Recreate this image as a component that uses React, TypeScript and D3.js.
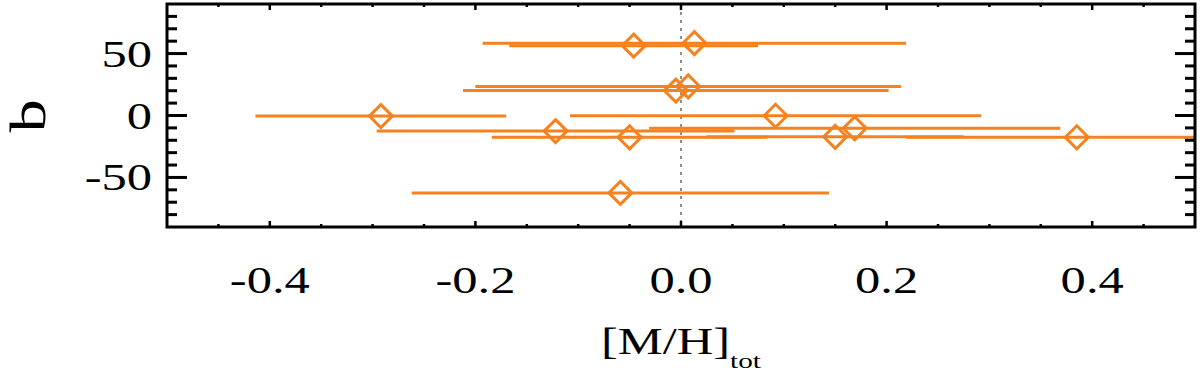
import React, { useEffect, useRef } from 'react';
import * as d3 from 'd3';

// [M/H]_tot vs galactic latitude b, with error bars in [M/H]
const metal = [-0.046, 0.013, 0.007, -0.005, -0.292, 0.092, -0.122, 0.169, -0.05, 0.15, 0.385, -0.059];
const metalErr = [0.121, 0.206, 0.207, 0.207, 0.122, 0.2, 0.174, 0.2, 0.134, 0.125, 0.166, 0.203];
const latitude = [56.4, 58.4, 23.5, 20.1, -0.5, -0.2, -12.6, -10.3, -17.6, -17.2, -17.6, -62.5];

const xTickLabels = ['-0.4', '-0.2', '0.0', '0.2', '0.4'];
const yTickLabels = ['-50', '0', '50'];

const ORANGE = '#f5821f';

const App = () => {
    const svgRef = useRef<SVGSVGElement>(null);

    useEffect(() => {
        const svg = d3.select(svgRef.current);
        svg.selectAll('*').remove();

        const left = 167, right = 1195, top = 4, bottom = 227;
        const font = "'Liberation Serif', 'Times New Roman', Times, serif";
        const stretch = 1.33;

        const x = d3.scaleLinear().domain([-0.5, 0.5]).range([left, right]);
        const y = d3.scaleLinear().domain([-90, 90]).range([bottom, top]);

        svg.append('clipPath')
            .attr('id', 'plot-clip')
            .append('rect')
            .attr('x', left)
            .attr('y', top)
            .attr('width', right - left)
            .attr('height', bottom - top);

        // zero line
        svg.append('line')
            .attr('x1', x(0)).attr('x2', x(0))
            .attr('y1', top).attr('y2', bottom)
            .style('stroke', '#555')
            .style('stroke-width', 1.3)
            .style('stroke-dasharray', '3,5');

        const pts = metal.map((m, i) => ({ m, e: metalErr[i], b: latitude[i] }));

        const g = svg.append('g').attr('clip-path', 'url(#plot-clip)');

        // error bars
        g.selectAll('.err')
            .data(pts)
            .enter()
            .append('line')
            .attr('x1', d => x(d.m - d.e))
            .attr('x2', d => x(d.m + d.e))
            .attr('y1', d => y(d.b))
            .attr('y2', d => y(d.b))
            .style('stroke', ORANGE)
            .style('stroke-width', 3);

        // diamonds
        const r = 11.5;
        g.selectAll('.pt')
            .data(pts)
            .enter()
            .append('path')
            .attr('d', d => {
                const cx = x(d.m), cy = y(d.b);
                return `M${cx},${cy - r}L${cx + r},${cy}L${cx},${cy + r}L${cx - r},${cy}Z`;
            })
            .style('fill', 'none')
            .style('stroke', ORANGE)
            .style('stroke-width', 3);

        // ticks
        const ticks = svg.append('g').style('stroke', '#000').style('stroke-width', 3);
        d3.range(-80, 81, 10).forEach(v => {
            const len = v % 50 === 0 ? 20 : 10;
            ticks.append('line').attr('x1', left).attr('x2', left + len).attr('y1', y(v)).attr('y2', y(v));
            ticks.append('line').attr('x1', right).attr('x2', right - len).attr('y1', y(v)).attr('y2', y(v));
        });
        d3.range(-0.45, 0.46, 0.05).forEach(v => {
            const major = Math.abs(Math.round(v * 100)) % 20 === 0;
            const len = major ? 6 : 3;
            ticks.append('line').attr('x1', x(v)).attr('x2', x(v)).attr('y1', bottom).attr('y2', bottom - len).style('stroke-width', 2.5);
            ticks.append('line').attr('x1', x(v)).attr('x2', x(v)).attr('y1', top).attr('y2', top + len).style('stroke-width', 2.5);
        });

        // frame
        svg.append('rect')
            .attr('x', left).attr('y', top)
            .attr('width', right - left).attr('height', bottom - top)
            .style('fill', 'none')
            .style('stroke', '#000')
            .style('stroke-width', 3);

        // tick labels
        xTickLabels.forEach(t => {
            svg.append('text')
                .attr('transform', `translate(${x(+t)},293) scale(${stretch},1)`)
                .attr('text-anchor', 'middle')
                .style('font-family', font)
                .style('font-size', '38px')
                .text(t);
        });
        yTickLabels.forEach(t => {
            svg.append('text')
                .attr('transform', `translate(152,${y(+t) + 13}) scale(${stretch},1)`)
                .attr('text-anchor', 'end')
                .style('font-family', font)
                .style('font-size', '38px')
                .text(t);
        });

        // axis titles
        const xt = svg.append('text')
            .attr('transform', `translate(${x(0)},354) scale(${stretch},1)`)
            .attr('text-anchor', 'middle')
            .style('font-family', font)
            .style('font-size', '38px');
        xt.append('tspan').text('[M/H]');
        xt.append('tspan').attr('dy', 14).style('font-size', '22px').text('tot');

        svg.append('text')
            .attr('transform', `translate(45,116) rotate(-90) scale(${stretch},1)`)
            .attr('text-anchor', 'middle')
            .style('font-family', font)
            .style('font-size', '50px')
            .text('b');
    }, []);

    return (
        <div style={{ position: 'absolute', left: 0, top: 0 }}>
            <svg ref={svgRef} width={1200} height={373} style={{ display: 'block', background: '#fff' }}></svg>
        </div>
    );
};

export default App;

- - -

▸ **WORK TO BE COMPLETED**
Please reproduce the listing exactly from its opening line through the line that contains "-17.2, -17.6, -62.5];", both included, with all pictures omitted.

▸ **SOLUTION FOR THIS EXERCISE**
Recreate this image as a component that uses React, TypeScript and D3.js.
import React, { useEffect, useRef } from 'react';
import * as d3 from 'd3';

// [M/H]_tot vs galactic latitude b, with error bars in [M/H]
const metal = [-0.046, 0.013, 0.007, -0.005, -0.292, 0.092, -0.122, 0.169, -0.05, 0.15, 0.385, -0.059];
const metalErr = [0.121, 0.206, 0.207, 0.207, 0.122, 0.2, 0.174, 0.2, 0.134, 0.125, 0.166, 0.203];
const latitude = [56.4, 58.4, 23.5, 20.1, -0.5, -0.2, -12.6, -10.3, -17.6, -17.2, -17.6, -62.5];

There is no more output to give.